Sellers are generally in hunting mode. We’re always cognizant of the next sale, and network openly to maximize our success. We like to think we’re good at maintaining our network. After all, we’re sellers, and managing relationships is part of selling.

This seemingly simple concept eludes many. A business network is a two-way street. It’s filled with cars and several lanes. The more time passes, the farther the distance between cars. And yet, sellers too frequently ignore the distance. Even worse, they ignore stranded motorists who could use a lift.

One of my biggest professional pet peeves is when people reach out only when they want something. They are gung-ho about a new job and are convinced I need to buy what they’re selling. Or, they were downsized and need a job. Or, they want a reference. Or, a testimonial. Take, take, take.

Imagine this scenario:

You accept a sales job, brimming with excitement about sharing the news with your network. The new gig has a similar client base to one of your old gigs. Cha-CHING! Recycling former clients is way easier than hunting. If you play your cards right, you’ll make quota on the backs of your go-to contacts with minimal effort.

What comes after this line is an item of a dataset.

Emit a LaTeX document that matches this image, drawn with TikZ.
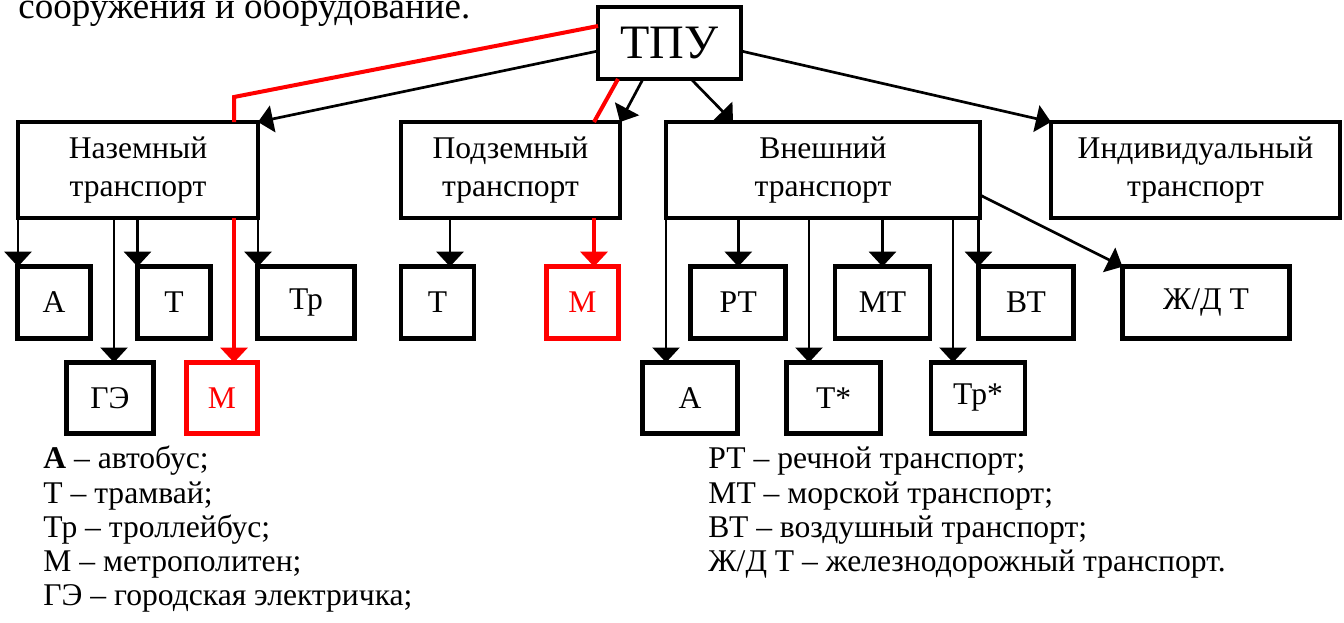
\documentclass[tikz,border=0pt]{standalone}
\usepackage{fontspec}
\setmainfont{Liberation Serif}
\usetikzlibrary{arrows.meta}
\begin{document}
\begin{tikzpicture}[x=0.5pt,y=-0.5pt,
  box/.style={draw=black, line width=2.4pt, fill=white, outer sep=0pt, inner sep=0pt,
              font=\fontsize{15.8}{19}\selectfont, align=center},
  rbox/.style={box, draw=red, text=red},
  arr/.style={draw=black, line width=1.35pt, -{Triangle[length=7.5pt,width=13.5pt]}},
  rarr/.style={draw=red, line width=2pt, -{Triangle[length=7.5pt,width=13.5pt]}},
  rline/.style={draw=red, line width=2pt},
  leg/.style={anchor=base west, inner sep=0pt, font=\fontsize{15.8}{17}\selectfont}
]
\useasboundingbox (0,0) rectangle (1344,622);

% top text
\node[anchor=base west, inner sep=0pt, font=\fontsize{18.5}{22}\selectfont] (toptext) at (18,18) {сооружения и оборудование.};

% main nodes
\node[box, minimum width=71.5pt, minimum height=36pt, font=\fontsize{24}{28}\selectfont] (tpu) at (669.5,43) {ТПУ};
\node[box, minimum width=120pt, minimum height=48pt] (naz) at (138,170) {Наземный\\транспорт};
\node[box, minimum width=109.5pt, minimum height=48pt] (pod) at (510.5,170) {Подземный\\транспорт};
\node[box, minimum width=157pt, minimum height=48pt] (vne) at (823,170) {Внешний\\транспорт};
\node[box, minimum width=144.5pt, minimum height=48pt] (ind) at (1195.5,170) {Индивидуальный\\транспорт};

% row 1
\node[box, minimum width=36.15pt, minimum height=35.85pt] (a1) at (54,302.5) {А};
\node[box, minimum width=36.5pt, minimum height=35.85pt] (t1) at (174,302.5) {Т};
\node[box, minimum width=48.5pt, minimum height=35.85pt] (tr1) at (306,302.5) {Тр};
\node[box, minimum width=36.5pt, minimum height=35.85pt] (t2) at (437.5,302.5) {Т};
\node[rbox, minimum width=36pt, minimum height=35.85pt] (m2) at (582.5,302.5) {М};
\node[box, minimum width=47.5pt, minimum height=35.85pt] (rt) at (738.3,302.5) {РТ};
\node[box, minimum width=47.5pt, minimum height=35.85pt] (mt) at (882.5,302.5) {МТ};
\node[box, minimum width=47.5pt, minimum height=35.85pt] (vt) at (1026,302.5) {ВТ};
\node[box, minimum width=83.5pt, minimum height=35.85pt] (zd) at (1206,302.5) {Ж/Д Т};

% row 2
\node[box, minimum width=43.5pt, minimum height=35.5pt] (ge) at (110,398) {ГЭ};
\node[rbox, minimum width=35.5pt, minimum height=35.5pt] (m1) at (222,398) {М};
\node[box, minimum width=47.5pt, minimum height=35.5pt] (a2) at (690,398) {А};
\node[box, minimum width=47pt, minimum height=35.5pt] (ts) at (833.7,398) {Т*};
\node[box, minimum width=47pt, minimum height=35.5pt] (trs) at (978,398) {Тр*};

% connectors from ТПУ
\coordinate (rbend) at (234,97);
\draw[rline] ([yshift=8.5pt]tpu.west) -- (rbend) -- (rbend |- naz.north);
\draw[arr] ([yshift=-4pt]tpu.west) -- (naz.north east);
\draw[rline] ([xshift=-25.75pt]tpu.south) -- ([xshift=41.75pt]pod.north);
\draw[arr] ([xshift=-13.25pt]tpu.south) -- (pod.north east);
\draw[arr] ([xshift=10.75pt]tpu.south) -- ([xshift=-45pt]vne.north);
\draw[arr] ([yshift=-4pt]tpu.east) -- (ind.north west);

% Наземный
\draw[arr] (naz.south west) -- (naz.south west |- a1.north);
\draw[arr] ([xshift=2pt]ge.north |- naz.south) -- ([xshift=2pt]ge.north);
\draw[arr] (t1.north west |- naz.south) -- (t1.north west);
\draw[rarr] ([xshift=6pt]m1.north |- naz.south) -- ([xshift=6pt]m1.north);
\draw[arr] (naz.south east) -- (naz.south east |- tr1.north);

% Подземный
\draw[arr] ([xshift=6.25pt]t2.north |- pod.south) -- ([xshift=6.25pt]t2.north);
\draw[rarr] ([xshift=5.75pt]m2.north |- pod.south) -- ([xshift=5.75pt]m2.north);

% Внешний
\draw[arr] (vne.south west) -- (vne.south west |- a2.north);
\draw[arr] (rt.north |- vne.south) -- (rt.north);
\draw[arr] ([xshift=-12.35pt]ts.north |- vne.south) -- ([xshift=-12.35pt]ts.north);
\draw[arr] (mt.north |- vne.south) -- (mt.north);
\draw[arr] ([xshift=-12.5pt]trs.north |- vne.south) -- ([xshift=-12.5pt]trs.north);
\draw[arr] (vt.north west |- vne.south) -- (vt.north west);
\draw[arr] ([yshift=-12.5pt]vne.east) -- (zd.north west);

% legend
\node[leg] (l1) at (43,468) {\textbf{А} – автобус;};
\node[leg] (l2) at (43,503) {Т – трамвай;};
\node[leg] (l3) at (43,537) {Тр – троллейбус;};
\node[leg] (l4) at (43,571) {М – метрополитен;};
\node[leg] (l5) at (43,605) {ГЭ – городская электричка;};
\node[leg] (r1) at (708,468) {РТ – речной транспорт;};
\node[leg] (r2) at (708,503) {МТ – морской транспорт;};
\node[leg] (r3) at (708,537) {ВТ – воздушный транспорт;};
\node[leg] (r4) at (708,571) {Ж/Д Т – железнодорожный транспорт.};
\end{tikzpicture}
\end{document}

You dutifully notify your network about your new job. You’re somewhat annoyed at the mixed reaction. While some clients agree to hear your new pitch, most are unmoved and generally underwhelmed by your offering. In fact, one former client sarcastically responded, “All right. So what are you schilling NOW??” Yikes.

A year passes. You’re under quota. You see an alert on LinkedIn that one of your former colleagues accepted a new position with one of your hottest competitors. Fearing your days are numbered at your current job, you call your former colleague and see if they need any more reps. She was surprised to hear your voice — shocked, in fact — since you hadn’t spoken in more than two years. You pretend it’s not awkward; and, after a few trivial pleasantries, you take the leap and ask if there are any more sales openings on her team. She dryly responds, “I don’t really know. Check the website. Gotta run.”

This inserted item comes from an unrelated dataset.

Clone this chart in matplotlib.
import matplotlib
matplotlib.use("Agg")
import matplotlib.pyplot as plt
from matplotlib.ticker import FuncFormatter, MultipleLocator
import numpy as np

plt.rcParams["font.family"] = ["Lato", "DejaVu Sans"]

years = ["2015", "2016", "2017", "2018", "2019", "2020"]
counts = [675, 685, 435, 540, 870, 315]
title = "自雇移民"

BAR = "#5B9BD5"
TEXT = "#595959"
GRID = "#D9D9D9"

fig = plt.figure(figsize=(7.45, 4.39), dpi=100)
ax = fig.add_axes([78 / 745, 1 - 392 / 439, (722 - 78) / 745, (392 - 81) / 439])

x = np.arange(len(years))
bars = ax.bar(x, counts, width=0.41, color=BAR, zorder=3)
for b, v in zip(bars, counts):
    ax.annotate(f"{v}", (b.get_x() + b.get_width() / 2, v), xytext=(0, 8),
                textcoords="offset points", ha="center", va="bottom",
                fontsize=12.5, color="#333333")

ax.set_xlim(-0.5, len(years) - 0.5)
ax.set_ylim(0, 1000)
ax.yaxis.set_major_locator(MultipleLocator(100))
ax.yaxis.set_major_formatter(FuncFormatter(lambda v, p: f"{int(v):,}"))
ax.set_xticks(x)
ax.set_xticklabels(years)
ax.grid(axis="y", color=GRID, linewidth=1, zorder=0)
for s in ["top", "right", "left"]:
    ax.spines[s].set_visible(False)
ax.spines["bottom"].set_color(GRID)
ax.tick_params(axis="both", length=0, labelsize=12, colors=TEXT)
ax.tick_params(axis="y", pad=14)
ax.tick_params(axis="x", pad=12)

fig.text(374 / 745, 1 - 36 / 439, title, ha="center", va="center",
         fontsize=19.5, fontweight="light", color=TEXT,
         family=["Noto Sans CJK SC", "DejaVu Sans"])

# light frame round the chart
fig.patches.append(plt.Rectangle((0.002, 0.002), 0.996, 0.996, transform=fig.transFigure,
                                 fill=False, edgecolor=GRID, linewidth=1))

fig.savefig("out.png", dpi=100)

Consider this blog post an intervention — a plea to nurture your network loudly and often. Send your professional contacts information that is meaningful and timely, not because it’s lining your pockets, but because you want them to excel. Check in with your former co-workers from time to time to see how they are doing. If you were a client at one point and truly valued the expertise and service of one of your vendors, call them to let them know you were thinking about them.

If you don’t want your networking license to be revoked, strive to be a gracious corporate citizen, no matter your employer or role. By doing so, you’ll strengthen your network and they’ll be happy to hear from you.